Recommended for Fans of: Adult Contemporary, mental illness in fiction, Sharp Objects by Gillian Flyyn, Web of Angels by Lillian Nattel, Love Water Memory by Jennie Shortridge, We Are Water by Wally Lamb.


Sarah Cornwell grew up in Narberth, Pennsylvania. Her fiction has appeared or is forthcoming in publications including the 2013 Pushcart Prize Anthology, The Missouri Review, Mid-American Review, Gulf Coast, Hunger Mountain, and Alaska Quarterly Review, and has been honored with a Pushcart Prize, the 2008 Gulf Coast Fiction Prize, and finalist honors for the Keene Prize for Literature. In 2010, her screenwriting was recognized with the Humanitas Student Drama Fellowship. Sarah's debut novel What I Had Before I Had You will be published by HarperCollins in January 2014.

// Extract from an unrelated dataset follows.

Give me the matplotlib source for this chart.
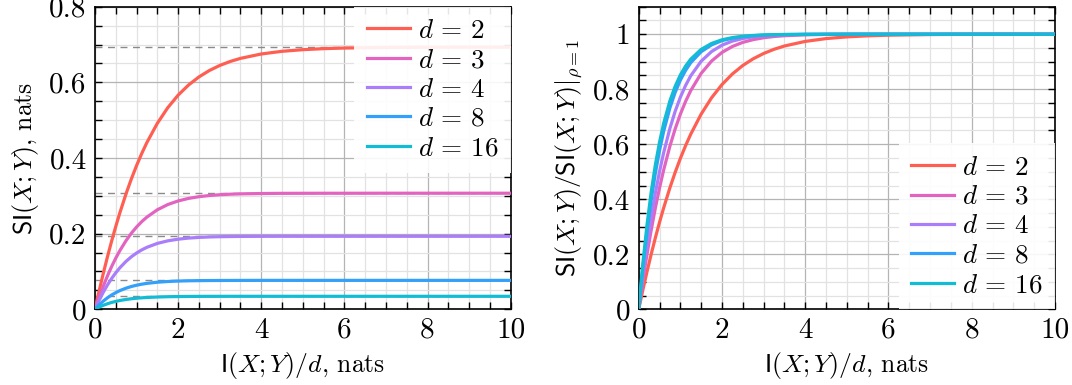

Sarah is grateful for support from the Michener Center for Writers at UT-Austin, where she was a James Michener Fellow, as well as the Millay Colony for the Arts, Vermont Studio Center, and Norton Island Writers Colony. She was the Spring 2012 Writer-in-Residence at Interlochen Arts Academy and a 2011 Mid-Atlantic Arts Foundation Creative Fellow for Pennsylvania State. Sarah has worked as an investigator of police misconduct, a writer in the schools, an MCAT tutor, a psychological research interviewer, a toy seller, and a screenwriter. She lives in Los Angeles.

Contact Links
Website | Twitter | Facebook


Thank-you to Trish from TLC Book Tours for hosting this tour, and to Harper Collins for sending me a print copy to review!

CLICK HERE to follow the rest of the tour


  1. Hi Reeka! I'm so glad the book delivered the kind of experience you were hoping for! I'd be happy to answer any questions you or your readers might have. Thanks for taking the time to write this lovely review!

  2. Thanks for being a part of the tour! I'm featuring your review on TLC's Facebook page today.

  3. I love this cover and the synopsis. I'm glad it lives up to expectations... added to my wishlist. :) Great review!

  4. I love mental illness in fiction! In fact, books with that aspect stick with me longer than most. I'm so glad you loved this one -- it sounds great!

  5. This is a great review! I love your read-alike based recommendations at the end, but most of all, I like that you don't bury the lead. Is it the evocative literary fiction I am hoping to find? You don't mince words, and now I am bumping this way up on my to-read list.